Subscription fees for your car's heated seats
Imagine buying a fifteen-dollar airport sandwich, but the wrapper has a digital lock that charges you a buck for every bite. That’s the logic behind car companies charging a monthly fee for heated seats.
The heating coils are already inside the seat you bought. The manufacturer just used software to hold them hostage. They aren't selling you a luxury; they’re charging you "rent" for hardware you’ve already paid to own and haul around.
It’s the ultimate corporate grift: turning a one-time purchase into a never-ending bill for your own comfort.
It’s actually cheaper for them to be lazy. Managing five different seat designs on an assembly line is a logistical nightmare that costs more than the "wasted" heating coils.
Think of it like a massive kitchen. It’s faster to put cheese on every single burger and just tell the waiters not to unwrap it unless the customer paid the "dairy tax."
By making every car identical, they maximize efficiency. They’re betting that the money saved in the factory outweighs the cost of the "locked" parts sitting under your butt.
Exactly. You’re paying a "fuel tax" on parts you’re forbidden from using. It’s like being forced to carry a heavy suitcase full of bricks that only the airline has the key to, while they charge you for the extra weight.

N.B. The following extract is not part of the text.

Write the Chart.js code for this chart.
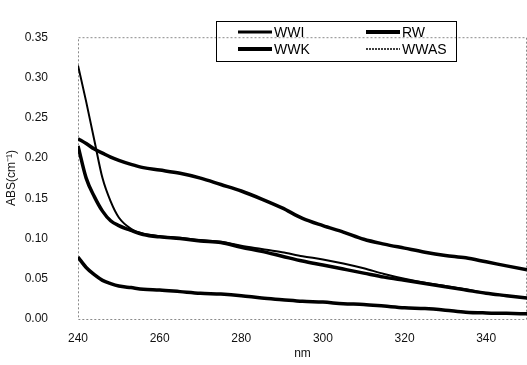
<!DOCTYPE html>
<html>
<head>
<meta charset="utf-8">
<script src="https://cdn.jsdelivr.net/npm/chart.js@4/dist/chart.umd.min.js"></script>
<style>
  html, body { margin: 0; padding: 0; background: #fff; }
  #wrap { width: 527px; height: 365px; }
</style>
</head>
<body>
<div id="wrap"><canvas id="myChart"></canvas></div>
<script>
// wavelength (nm) of the sampled points
const nm = [240, 242, 244, 246, 248, 250, 253, 256, 260, 265, 270, 275, 280, 285, 290, 295, 300, 305, 310, 315, 320, 325, 330, 335, 340, 345, 350];

const wwi  = [0.077, 0.064, 0.055, 0.048, 0.044, 0.041, 0.039, 0.037, 0.036, 0.034, 0.032, 0.031, 0.029, 0.026, 0.024, 0.022, 0.021, 0.019, 0.018, 0.016, 0.014, 0.013, 0.011, 0.0085, 0.0075, 0.007, 0.0064];
const rw   = [0.224, 0.218, 0.211, 0.206, 0.201, 0.197, 0.192, 0.188, 0.185, 0.181, 0.175, 0.167, 0.159, 0.149, 0.138, 0.125, 0.116, 0.108, 0.099, 0.093, 0.088, 0.083, 0.079, 0.076, 0.071, 0.066, 0.061];
const wwk  = [0.215, 0.175, 0.152, 0.134, 0.122, 0.116, 0.110, 0.105, 0.102, 0.100, 0.097, 0.095, 0.089, 0.084, 0.078, 0.072, 0.067, 0.062, 0.057, 0.052, 0.048, 0.044, 0.040, 0.036, 0.032, 0.029, 0.026];
const wwas = [0.315, 0.270, 0.222, 0.175, 0.146, 0.126, 0.112, 0.106, 0.103, 0.101, 0.098, 0.096, 0.091, 0.087, 0.083, 0.078, 0.074, 0.069, 0.063, 0.056, 0.050, 0.045, 0.041, 0.037, 0.032, 0.029, 0.026];

const seriesNames = ["WWI", "RW", "WWK", "WWAS"];
const xTicks = [240, 260, 280, 300, 320, 340];

const FONT = "'Liberation Sans', Arial, sans-serif";

const pts = (arr) => arr.map((v, i) => ({ x: nm[i], y: v }));

// dashed frame round the plot area
const frame = {
  id: 'frame',
  beforeDatasetsDraw(chart) {
    const a = chart.chartArea, c = chart.ctx;
    c.save();
    c.strokeStyle = '#8a8a8a';
    c.lineWidth = 1;
    c.setLineDash([2, 2]);
    c.strokeRect(a.left + 0.5, a.top + 0.5, a.right - a.left - 1, a.bottom - a.top);
    c.restore();
  }
};

// boxed two-column legend inside the plot
const boxLegend = {
  id: 'boxLegend',
  afterDraw(chart) {
    const c = chart.ctx;
    c.save();
    c.strokeStyle = '#000';
    c.lineWidth = 1;
    c.setLineDash([]);
    c.strokeRect(216.5, 21.5, 240, 40);
    const pos = [[238, 32], [366, 32], [238, 49], [366, 49]];
    chart.data.datasets.forEach((ds, i) => {
      const [x, y] = pos[i];
      c.beginPath();
      c.strokeStyle = '#000';
      c.lineWidth = ds.legendWidth;
      c.setLineDash(ds.legendDash || []);
      c.moveTo(x, y);
      c.lineTo(x + 34, y);
      c.stroke();
      c.setLineDash([]);
      c.fillStyle = '#000';
      c.font = '14px ' + FONT;
      c.textBaseline = 'middle';
      c.fillText(ds.label, x + 36, y + 1);
    });
    c.restore();
  }
};

new Chart("myChart", {
  type: "line",
  data: {
    datasets: [
      { label: seriesNames[0], data: pts(wwi),  borderWidth: 3.5, legendWidth: 3 },
      { label: seriesNames[1], data: pts(rw),   borderWidth: 3.5, legendWidth: 4 },
      { label: seriesNames[2], data: pts(wwk),  borderWidth: 3.5, legendWidth: 4 },
      { label: seriesNames[3], data: pts(wwas), borderWidth: 2,   legendWidth: 1.5, legendDash: [2, 1] }
    ].map(d => Object.assign(d, {
      borderColor: '#000',
      pointRadius: 0,
      cubicInterpolationMode: 'monotone',
      fill: false
    }))
  },
  options: {
    responsive: true,
    maintainAspectRatio: false,
    animation: false,
    layout: { padding: { top: 10, left: 0, right: 0, bottom: 0 } },
    plugins: {
      legend: { display: false },
      tooltip: { enabled: false }
    },
    scales: {
      x: {
        type: 'linear',
        min: 240,
        max: 350,
        afterFit: (s) => { s.height = 46; },
        afterBuildTicks: (s) => { s.ticks = xTicks.map(v => ({ value: v })); },
        grid: { display: false, drawTicks: false },
        border: { display: false },
        ticks: { color: '#111', padding: 12, font: { family: FONT, size: 12 } },
        title: { display: true, text: 'nm', color: '#111', padding: { top: 0, bottom: 4 }, font: { family: FONT, size: 12 } }
      },
      y: {
        min: 0,
        max: 0.35,
        afterFit: (s) => { s.width = 78; },
        grid: { display: false, drawTicks: false },
        border: { display: false },
        ticks: {
          stepSize: 0.05,
          color: '#111',
          padding: 30,
          font: { family: FONT, size: 12 },
          callback: (v) => v.toFixed(2)
        },
        title: { display: true, text: 'ABS(cm\u207B\u00B9)', color: '#111', padding: { top: 4, bottom: 0 }, font: { family: FONT, size: 12 } }
      }
    }
  },
  plugins: [frame, boxLegend]
});
</script>
</body>
</html>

Every extra pound of copper and hardware lowers your fuel efficiency. Over the car's life, you’re spending hundreds of dollars just to transport the manufacturer's inventory for them.
They save money on the factory floor, and you foot the bill for the physics of moving their unused hardware across the country. It's the ultimate double-dip.
You definitely can. There’s a thriving underground of car hackers who treat a BMW like an old iPhone. They plug in a laptop, bypass the paywall, and get warm buns for zero dollars.
But manufacturers are petty. They use wireless updates to play cat-and-mouse. If their servers see your seat is hot without a payment, they can remotely disable the feature or void your warranty.
It’s like sneaking a flask into a bar, but the bartender has a remote kill-switch for your front door. You don't own the car's brain; you’re just a guest in their ecosystem.
Welcome to the world of Software as a Service where your forty thousand dollar machine is actually a ticking time bomb. If the manufacturer decides your model is legacy or if the company goes belly up, those servers stop talking to your dashboard.
It’s like those printers that refuse to scan a document because you’re low on yellow ink. The hardware is fine, but the software has decided your time is up. You’re left with a driveway ornament that you technically own, but can’t actually use because the permission server is offline forever.